= Stefan Holnicki =

Polish ballet dancer

Stefan Holnicki (1768 – died after 1797), was a Polish ballet dancer. He was a member of the Polish Royal Ballet and belonged to the pioneer generation of ballet dancers in Poland.

==Life==

He was a serf of count Antoni Tyzenhauz on his estate in Grodno and Postawy, and placed by him in his private ballet school, where he was
trained by François Gabriel Le Doux from Paris and Daniel Curz from Venice. This was the first native ballet company in Poland, where ballet had previously been performed by foreign companies (normally from France and Italy), and its dancers were the pioneer generation of native ballet dancers in Poland.

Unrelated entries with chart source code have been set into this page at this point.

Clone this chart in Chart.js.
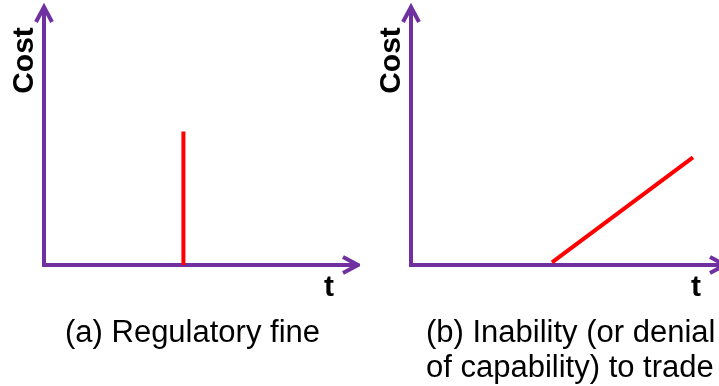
<!DOCTYPE html>
<html>
<head>
<meta charset="utf-8">
<script src="https://cdn.jsdelivr.net/npm/chart.js@4"></script>
<style>
  html, body { margin: 0; padding: 0; background: #fff; }
  body { width: 719px; height: 386px; overflow: hidden; position: relative; font-family: "Liberation Sans", Arial, sans-serif; }
  .panel { position: absolute; top: 0; }
  .caption { position: absolute; top: 314px; font-size: 31px; line-height: 35px; color: #000; white-space: nowrap; }
</style>
</head>
<body>
<div class="panel" style="left:0"><canvas id="chart-fine" width="360" height="386"></canvas></div>
<div class="panel" style="left:360px"><canvas id="chart-trade" width="380" height="386"></canvas></div>
<div class="caption" id="caption-fine" style="left:65px"></div>
<div class="caption" id="caption-trade" style="left:426px"></div>
<script>
// (a) regulatory fine: one-off jump in cost at a moment in time
const fineTime = [4.44, 4.44];
const fineCost = [0, 5.17];

// (b) inability to trade: cost grows over time once it starts
const tradeTime = [4.49, 8.98];
const tradeCost = [0.1, 4.17];

const yLabel = "Cost";
const xLabel = "t";
const captionFine = ["(a) Regulatory fine"];
const captionTrade = ["(b) Inability (or denial", "of capability) to trade"];

const AXIS_COLOR = "#7030a0";
const LINE_COLOR = "#ff0000";

// axes with open arrow heads, plus the "Cost" / "t" labels
const arrowAxes = {
  id: "arrowAxes",
  beforeDatasetsDraw(chart) {
    const { ctx, chartArea: a } = chart;
    ctx.save();
    ctx.strokeStyle = AXIS_COLOR;
    ctx.lineWidth = 4;
    ctx.lineJoin = "miter";
    ctx.lineCap = "butt";
    ctx.beginPath();
    ctx.moveTo(a.left, a.top + 1);
    ctx.lineTo(a.left, a.bottom);
    ctx.lineTo(a.right - 1, a.bottom);
    ctx.stroke();
    // arrow heads
    ctx.beginPath();
    ctx.moveTo(a.left - 8, a.top + 15);
    ctx.lineTo(a.left, a.top);
    ctx.lineTo(a.left + 8, a.top + 15);
    ctx.moveTo(a.right - 15, a.bottom - 8);
    ctx.lineTo(a.right, a.bottom);
    ctx.lineTo(a.right - 15, a.bottom + 8);
    ctx.stroke();
    ctx.restore();
  },
  afterDraw(chart) {
    const { ctx, chartArea: a } = chart;
    ctx.save();
    ctx.fillStyle = "#000";
    ctx.font = "bold 30px 'Liberation Sans', Arial, sans-serif";
    ctx.textBaseline = "alphabetic";
    ctx.textAlign = "center";
    ctx.fillText(xLabel, a.right - 29, a.bottom + 31);
    ctx.translate(a.left - 11, 60.5);
    ctx.rotate(-Math.PI / 2);
    ctx.fillText(yLabel, 0, 0);
    ctx.restore();
  }
};

const makeChart = (canvasId, times, costs, padding) => {
  const points = times.map((t, i) => ({ x: t, y: costs[i] }));
  return new Chart(document.getElementById(canvasId), {
    type: "line",
    data: {
      datasets: [{
        data: points,
        borderColor: LINE_COLOR,
        borderWidth: 4,
        borderCapStyle: "butt",
        pointRadius: 0,
        tension: 0,
        fill: false,
        clip: false,
      }],
    },
    options: {
      responsive: false,
      animation: false,
      layout: { padding },
      plugins: { legend: { display: false }, tooltip: { enabled: false } },
      scales: {
        x: { type: "linear", min: 0, max: 10, display: false },
        y: { type: "linear", min: 0, max: 10, display: false },
      },
    },
    plugins: [arrowAxes],
  });
};

makeChart("chart-fine", fineTime, fineCost, { left: 44, right: 2, top: 7, bottom: 121 });
makeChart("chart-trade", tradeTime, tradeCost, { left: 51, right: 15, top: 7, bottom: 121 });

document.getElementById("caption-fine").innerHTML = captionFine.join("<br>");
document.getElementById("caption-trade").innerHTML = captionTrade.join("<br>");
</script>
</body>
</html>
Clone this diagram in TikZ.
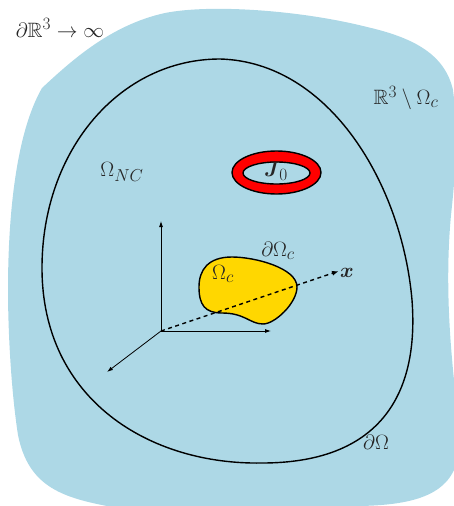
\documentclass[tikz,border=0pt]{standalone}
\usepackage{amsmath,amssymb}
\DeclareMathSizes{20.74}{20.74}{17.28}{14.4}
\usetikzlibrary{arrows.meta}
\tikzset{
  lbl/.style={inner sep=0pt,font=\huge,text=black!85},
  axis/.style={line width=0.8pt,-{Latex[length=6pt,width=4pt]}},
  blob/.style={draw=black,line width=1.4pt}
}
\begin{document}
\begin{tikzpicture}[x=1pt,y=-1pt]
\useasboundingbox (0,0) rectangle (454,506);
% exterior region
\fill[fill={rgb,255:red,173;green,216;blue,230}]
  (42,88) .. controls (70,62) and (110,25) .. (165,13)
  .. controls (210,4) and (300,10) .. (367,27)
  .. controls (415,38) and (445,55) .. (453,90)
  .. controls (458,130) and (456,170) .. (451,215)
  .. controls (445,280) and (450,340) .. (454,380)
  -- (454,470)
  .. controls (440,500) and (400,507) .. (340,506)
  -- (107,506)
  .. controls (60,497) and (28,485) .. (18,435)
  .. controls (11,390) and (8,330) .. (8,290)
  .. controls (8,220) and (15,135) .. (42,88) -- cycle;
% outer boundary
\draw[blob]
  (220,59) .. controls (330,62) and (402,185) .. (412,300)
  .. controls (420,405) and (370,463) .. (262,463)
  .. controls (150,465) and (42,400) .. (42,268)
  .. controls (42,150) and (120,59) .. (220,59) -- cycle;
% ring
\draw[blob,fill=red] (276.5,172.5) ellipse [x radius=44.5,y radius=21.5];
\draw[blob,fill={rgb,255:red,173;green,216;blue,230}] (276.5,173) ellipse [x radius=33.5,y radius=11];
% conductor
\draw[blob,fill={rgb,255:red,255;green,215;blue,0}]
  (199,287) .. controls (199,270) and (208,257) .. (232,257)
  .. controls (255,257) and (297,268) .. (297,287)
  .. controls (297,303) and (275,324) .. (263,324)
  .. controls (250,324) and (245,313) .. (222,313)
  .. controls (205,313) and (199,305) .. (199,287) -- cycle;
% axes
\coordinate (O) at (161,331);
\coordinate (Zt) at (161,221);
\coordinate (Yt) at (271,331);
\coordinate (Xt) at (107,372);
\coordinate (Dt) at (339,271);
\draw[axis] (O) -- (Zt);
\draw[axis] (O) -- (Yt);
\draw[axis] (O) -- (Xt);
\draw[line width=1.4pt,dash pattern=on 4pt off 3.5pt,-{Latex[length=7pt,width=5pt]}] (O) -- (Dt);
% labels
\node[lbl] (a) at (60,28) {$\partial\mathbb{R}^3\to\infty$};
\node[lbl] (b) at (406,98) {$\mathbb{R}^3\setminus\Omega_c$};
\node[lbl] (c) at (122,172) {$\Omega_{NC}$};
\node[lbl] (d) at (276,171) {$\boldsymbol{J}_0$};
\node[lbl] (e) at (278,251) {$\partial\Omega_c$};
\node[lbl] (f) at (223,274) {$\Omega_c$};
\node[lbl] (g) at (376,442) {$\partial\Omega$};
\node[lbl] (h) at (347,273) {$\boldsymbol{x}$};
\end{tikzpicture}
\end{document}
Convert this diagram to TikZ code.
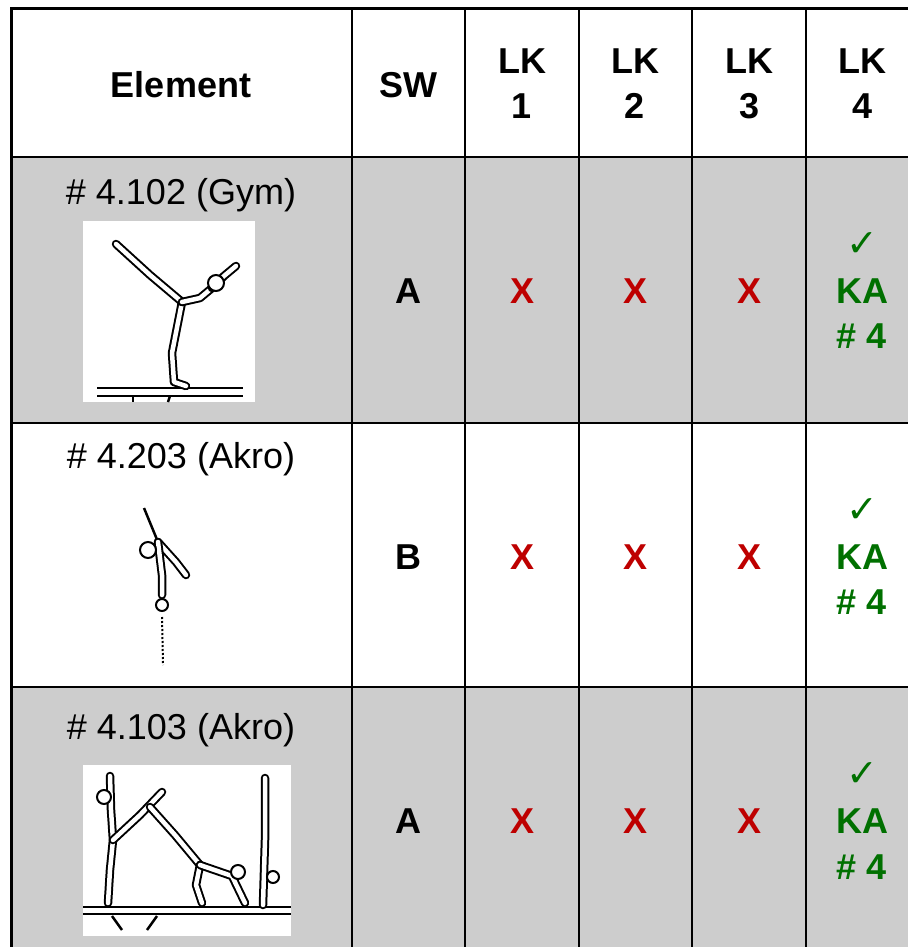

In 1785, Antoni Tyzenhauz died, and donated the entire Ballet Company and its serf staff to king Stanisław August Poniatowski in his will, after which it became the Royal Ballet National Dancers of His Majesty, which performed at the royal court and at the National Theatre, Warsaw. The ballet company was composed by thirty dancers, among whom the elite was regarded to be the group of Michał Rymiński, Marianna Malińska, Adam Brzeziński, Stefan Holnicki and Dorota Sitańska.

In 1795, the state and monarchy of Poland was dissolved and thereby also the former royal household, including the royal ballet. He organized a private ballet company composed of many of his former colleagues, which toured for two years, and departed for Grodno. In 1797, he belonged to the members of the former Royal Ballet who signed a petition to request the payment of their outstanding salary.